Five cameramen took part in the training along with The Writing 69th. I would be interested in talking to any of them and learning about their careers after the war. They were: George B. Oswald of Universal Newsreel, Ernest J.H. Wright of Paramount News, J.L. Ransden of Movietone News, Robert K.L. Gordon of Passe Gazette News, and Harold J. Morley of Gaumont British. (Note: It turns out that the document listing the cameramen's names and companies included at least two errors. It's "Ramsden" not Ransden" and "Pathe Gazette" not "Passe Gazette.")
Update: Biographies of these men can be found on the search page of the British Universities Film & Video Council's News on Screen site. These links will take you directly there:
Update (December 2017): Harold Morley’s granddaughter, Angela Morley, writes that she is certain that the fifth person in this picture (the man at the far right) is not her grandfather. She forwarded a wartime photo of Morley (see below). He shows no resemblance to the person at the right). However, a person resembling Morley can be seen in the classroom shot. (See the mustachioed person at the far right.)
The London Bureau of the New York Times
The photo below was taken in London in the late 1930s or early 1940s. I believe that James McDonald is the third from the left, Raymond Daniell is in the center facing McDonald, Robert Post is third from the right and David Anderson is on the far right. Can anyone identify the others in the photo?
The small wooden doll that was found in the wreckage and given to Leni Eilers is a bit of a mystery. Leni Eilers kept it long enough for her own daughter to play with it. Heinz Knoke mentions it in his journal. But no such item was mentioned by Captain Adams in his diary and it was not familiar to Perch Rolfe, who was part of the original crew. I've wondered whether it was a gift to the crew from a girlfriend or a niece. Perhaps Robert Post even brought it aboard. If there is someone out there who has the key to this mystery, please write.
Shoot! You're Faded
Denton Scott's widow sent me a photo of him climbing out of a B-17. On the side of the aircraft are the words "Shoot! You're faded". Can anyone help me identify the group that this aircraft is from?

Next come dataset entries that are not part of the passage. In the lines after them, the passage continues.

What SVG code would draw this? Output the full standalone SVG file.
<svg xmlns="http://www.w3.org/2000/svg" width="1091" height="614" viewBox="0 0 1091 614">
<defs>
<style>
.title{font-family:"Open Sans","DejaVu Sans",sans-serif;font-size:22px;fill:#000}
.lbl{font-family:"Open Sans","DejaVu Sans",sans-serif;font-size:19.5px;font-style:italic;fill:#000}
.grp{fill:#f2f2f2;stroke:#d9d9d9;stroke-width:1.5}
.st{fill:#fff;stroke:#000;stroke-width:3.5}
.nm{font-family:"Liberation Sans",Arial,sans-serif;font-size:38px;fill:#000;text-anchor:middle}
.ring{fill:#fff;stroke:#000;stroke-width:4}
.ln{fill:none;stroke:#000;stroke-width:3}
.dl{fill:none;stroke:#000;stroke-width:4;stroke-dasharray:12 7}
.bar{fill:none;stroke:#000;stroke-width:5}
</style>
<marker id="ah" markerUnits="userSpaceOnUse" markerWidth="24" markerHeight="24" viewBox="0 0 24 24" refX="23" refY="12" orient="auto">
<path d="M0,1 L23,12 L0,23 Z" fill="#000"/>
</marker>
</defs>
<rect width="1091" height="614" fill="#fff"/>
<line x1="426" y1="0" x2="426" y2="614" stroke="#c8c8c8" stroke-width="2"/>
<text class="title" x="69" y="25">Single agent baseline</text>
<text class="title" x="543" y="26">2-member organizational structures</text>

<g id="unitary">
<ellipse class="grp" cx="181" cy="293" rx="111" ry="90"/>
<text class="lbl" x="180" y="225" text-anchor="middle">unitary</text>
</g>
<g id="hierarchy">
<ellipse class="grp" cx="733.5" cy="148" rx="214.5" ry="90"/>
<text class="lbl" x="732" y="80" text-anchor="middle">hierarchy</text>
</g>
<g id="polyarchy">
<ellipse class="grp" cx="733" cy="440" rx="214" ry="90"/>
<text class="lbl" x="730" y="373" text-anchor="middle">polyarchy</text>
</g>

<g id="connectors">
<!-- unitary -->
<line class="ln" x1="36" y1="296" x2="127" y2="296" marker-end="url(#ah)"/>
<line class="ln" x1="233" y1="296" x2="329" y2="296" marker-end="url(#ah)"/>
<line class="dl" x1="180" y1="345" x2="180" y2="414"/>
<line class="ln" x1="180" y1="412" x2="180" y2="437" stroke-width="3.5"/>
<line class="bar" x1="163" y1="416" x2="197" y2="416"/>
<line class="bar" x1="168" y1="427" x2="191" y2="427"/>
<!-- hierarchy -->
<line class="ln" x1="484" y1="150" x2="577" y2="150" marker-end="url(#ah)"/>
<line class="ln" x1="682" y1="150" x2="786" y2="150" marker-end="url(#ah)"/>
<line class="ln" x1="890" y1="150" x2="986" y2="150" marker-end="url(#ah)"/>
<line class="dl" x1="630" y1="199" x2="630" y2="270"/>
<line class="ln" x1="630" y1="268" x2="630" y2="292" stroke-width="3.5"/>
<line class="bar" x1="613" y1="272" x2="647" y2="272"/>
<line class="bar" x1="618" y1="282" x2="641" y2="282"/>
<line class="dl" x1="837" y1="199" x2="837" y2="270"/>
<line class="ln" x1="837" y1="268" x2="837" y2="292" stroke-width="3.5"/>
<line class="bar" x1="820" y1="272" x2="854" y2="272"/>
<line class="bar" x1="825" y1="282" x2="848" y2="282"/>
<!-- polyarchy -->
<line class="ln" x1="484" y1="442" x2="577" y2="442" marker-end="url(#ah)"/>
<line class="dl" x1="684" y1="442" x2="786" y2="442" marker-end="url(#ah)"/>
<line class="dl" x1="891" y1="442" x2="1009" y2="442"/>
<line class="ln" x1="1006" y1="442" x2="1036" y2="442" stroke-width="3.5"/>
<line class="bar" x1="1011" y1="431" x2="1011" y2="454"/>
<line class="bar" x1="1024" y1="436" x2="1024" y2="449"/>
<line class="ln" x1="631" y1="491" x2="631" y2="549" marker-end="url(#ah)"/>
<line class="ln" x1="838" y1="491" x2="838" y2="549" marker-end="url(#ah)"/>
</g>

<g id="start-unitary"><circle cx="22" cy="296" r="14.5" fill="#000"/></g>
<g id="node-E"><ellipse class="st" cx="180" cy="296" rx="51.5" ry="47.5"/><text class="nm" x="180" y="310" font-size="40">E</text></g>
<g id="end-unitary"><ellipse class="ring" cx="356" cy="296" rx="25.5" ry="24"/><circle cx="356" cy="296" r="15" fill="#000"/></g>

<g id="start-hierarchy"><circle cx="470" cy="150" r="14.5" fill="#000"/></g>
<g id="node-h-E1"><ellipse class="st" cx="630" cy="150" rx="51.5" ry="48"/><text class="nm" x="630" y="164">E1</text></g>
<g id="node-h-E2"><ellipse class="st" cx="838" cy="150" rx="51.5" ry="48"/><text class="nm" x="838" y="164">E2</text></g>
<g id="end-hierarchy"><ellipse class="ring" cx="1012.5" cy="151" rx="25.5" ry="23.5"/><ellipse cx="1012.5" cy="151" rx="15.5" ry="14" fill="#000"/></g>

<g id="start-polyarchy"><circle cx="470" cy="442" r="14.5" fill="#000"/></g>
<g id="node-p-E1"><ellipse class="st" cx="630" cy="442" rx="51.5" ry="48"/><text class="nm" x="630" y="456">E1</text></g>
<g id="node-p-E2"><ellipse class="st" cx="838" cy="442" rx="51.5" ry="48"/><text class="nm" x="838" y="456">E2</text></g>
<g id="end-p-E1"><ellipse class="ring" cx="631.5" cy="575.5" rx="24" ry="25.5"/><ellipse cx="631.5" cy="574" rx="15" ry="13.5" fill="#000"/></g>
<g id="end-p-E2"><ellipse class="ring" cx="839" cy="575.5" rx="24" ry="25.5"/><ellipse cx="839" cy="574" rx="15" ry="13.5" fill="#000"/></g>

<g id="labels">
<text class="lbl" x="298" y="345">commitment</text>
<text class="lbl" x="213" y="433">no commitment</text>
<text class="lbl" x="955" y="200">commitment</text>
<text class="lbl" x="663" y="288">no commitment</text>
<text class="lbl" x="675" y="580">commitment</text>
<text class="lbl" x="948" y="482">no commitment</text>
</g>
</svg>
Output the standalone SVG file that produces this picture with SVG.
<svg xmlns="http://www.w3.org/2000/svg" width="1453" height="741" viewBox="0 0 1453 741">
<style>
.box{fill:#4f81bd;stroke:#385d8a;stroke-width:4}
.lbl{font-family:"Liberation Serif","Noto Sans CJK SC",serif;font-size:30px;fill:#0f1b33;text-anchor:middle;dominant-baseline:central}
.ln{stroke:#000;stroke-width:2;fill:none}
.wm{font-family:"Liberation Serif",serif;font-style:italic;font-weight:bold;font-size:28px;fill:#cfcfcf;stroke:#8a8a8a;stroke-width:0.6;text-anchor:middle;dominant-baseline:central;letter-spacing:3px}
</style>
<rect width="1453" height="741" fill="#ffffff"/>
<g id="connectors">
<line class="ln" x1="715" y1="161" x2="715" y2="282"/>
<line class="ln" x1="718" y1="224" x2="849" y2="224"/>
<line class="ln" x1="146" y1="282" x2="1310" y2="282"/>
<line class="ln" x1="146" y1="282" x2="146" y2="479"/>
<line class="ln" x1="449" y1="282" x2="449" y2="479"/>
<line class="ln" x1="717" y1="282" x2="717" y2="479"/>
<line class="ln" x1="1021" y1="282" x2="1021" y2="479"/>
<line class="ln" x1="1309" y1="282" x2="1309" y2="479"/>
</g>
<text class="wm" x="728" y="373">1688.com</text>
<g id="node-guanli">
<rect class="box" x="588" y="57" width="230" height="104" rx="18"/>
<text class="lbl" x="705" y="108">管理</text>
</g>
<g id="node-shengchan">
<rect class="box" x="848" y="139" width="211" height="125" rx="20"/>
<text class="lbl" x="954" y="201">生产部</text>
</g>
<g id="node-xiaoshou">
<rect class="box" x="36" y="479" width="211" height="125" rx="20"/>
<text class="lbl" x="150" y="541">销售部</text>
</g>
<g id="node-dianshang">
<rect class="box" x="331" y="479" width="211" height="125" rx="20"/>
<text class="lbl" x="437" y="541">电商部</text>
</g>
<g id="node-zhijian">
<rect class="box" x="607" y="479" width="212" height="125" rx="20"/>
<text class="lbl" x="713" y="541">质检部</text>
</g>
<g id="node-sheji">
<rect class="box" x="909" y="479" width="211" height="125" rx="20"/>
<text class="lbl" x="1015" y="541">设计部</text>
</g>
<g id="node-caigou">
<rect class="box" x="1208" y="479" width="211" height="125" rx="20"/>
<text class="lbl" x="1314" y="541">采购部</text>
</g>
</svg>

Update: We believe that Scott flew with the 91st Bomb Group on a mission to Lorient, France on March 6, 1943. It is possible that this aircraft is a 322nd Bomb Squadron B-17 (perhaps serial number 41-24481 or 41-24545). In the account that he wrote about that mission he mentions a bombardier named Leonard Santoro and a gunner named Hausman. It also appears that "Shoot! You're faded" is not the name of the aircraft, but instead was inscribed near the right waist gunner position.